» The request
Copy out every line of the records where the string "that" occurs.

» Provided records

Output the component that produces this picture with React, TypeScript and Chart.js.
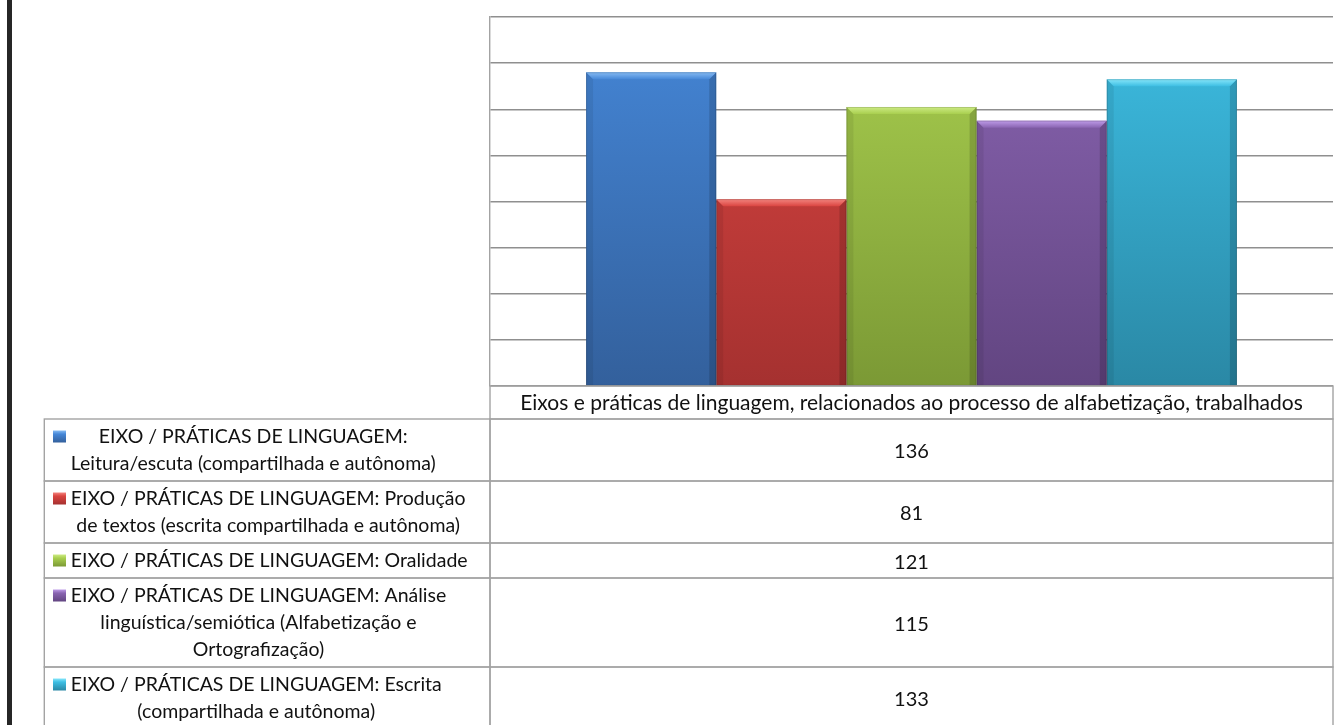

...

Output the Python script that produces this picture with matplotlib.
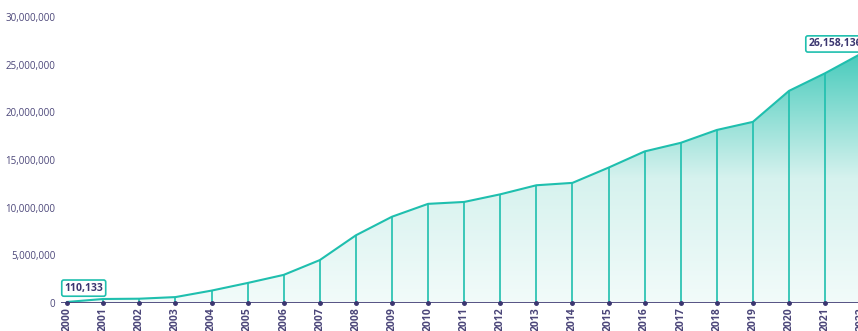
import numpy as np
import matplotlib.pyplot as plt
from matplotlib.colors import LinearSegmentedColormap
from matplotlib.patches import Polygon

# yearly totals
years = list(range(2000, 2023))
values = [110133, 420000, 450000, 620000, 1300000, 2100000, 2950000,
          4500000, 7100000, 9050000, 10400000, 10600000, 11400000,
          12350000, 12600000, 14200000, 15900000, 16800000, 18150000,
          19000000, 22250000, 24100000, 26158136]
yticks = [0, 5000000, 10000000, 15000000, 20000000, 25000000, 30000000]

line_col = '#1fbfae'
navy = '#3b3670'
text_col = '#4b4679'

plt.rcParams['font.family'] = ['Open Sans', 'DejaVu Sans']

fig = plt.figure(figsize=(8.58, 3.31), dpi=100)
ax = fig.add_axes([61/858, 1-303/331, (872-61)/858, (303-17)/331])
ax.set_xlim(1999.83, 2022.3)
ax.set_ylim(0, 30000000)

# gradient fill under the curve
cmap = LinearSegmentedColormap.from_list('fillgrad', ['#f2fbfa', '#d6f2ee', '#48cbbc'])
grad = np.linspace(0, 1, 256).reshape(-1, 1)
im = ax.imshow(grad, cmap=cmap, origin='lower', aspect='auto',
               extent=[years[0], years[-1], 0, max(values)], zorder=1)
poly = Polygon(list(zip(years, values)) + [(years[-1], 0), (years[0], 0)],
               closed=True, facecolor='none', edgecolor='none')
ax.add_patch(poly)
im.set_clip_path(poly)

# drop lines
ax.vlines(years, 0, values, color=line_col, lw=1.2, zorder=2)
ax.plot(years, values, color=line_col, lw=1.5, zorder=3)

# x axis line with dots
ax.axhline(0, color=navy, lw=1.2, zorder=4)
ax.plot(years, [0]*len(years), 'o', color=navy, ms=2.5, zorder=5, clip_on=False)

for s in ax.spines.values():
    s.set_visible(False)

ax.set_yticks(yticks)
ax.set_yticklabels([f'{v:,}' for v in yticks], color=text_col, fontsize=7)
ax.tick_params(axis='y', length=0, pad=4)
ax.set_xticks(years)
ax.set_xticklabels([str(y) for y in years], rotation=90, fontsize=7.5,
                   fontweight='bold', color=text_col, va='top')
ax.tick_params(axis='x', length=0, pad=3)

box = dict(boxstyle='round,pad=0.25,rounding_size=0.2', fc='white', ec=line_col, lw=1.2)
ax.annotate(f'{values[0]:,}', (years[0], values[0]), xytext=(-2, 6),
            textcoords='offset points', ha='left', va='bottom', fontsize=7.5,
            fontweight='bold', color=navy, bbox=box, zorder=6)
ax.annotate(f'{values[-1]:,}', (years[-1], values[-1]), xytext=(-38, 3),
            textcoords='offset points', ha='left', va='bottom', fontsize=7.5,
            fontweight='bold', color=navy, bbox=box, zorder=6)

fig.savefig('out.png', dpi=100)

» Answer to this task
Output the component that produces this picture with React, TypeScript and Chart.js.
Output the Python script that produces this picture with matplotlib.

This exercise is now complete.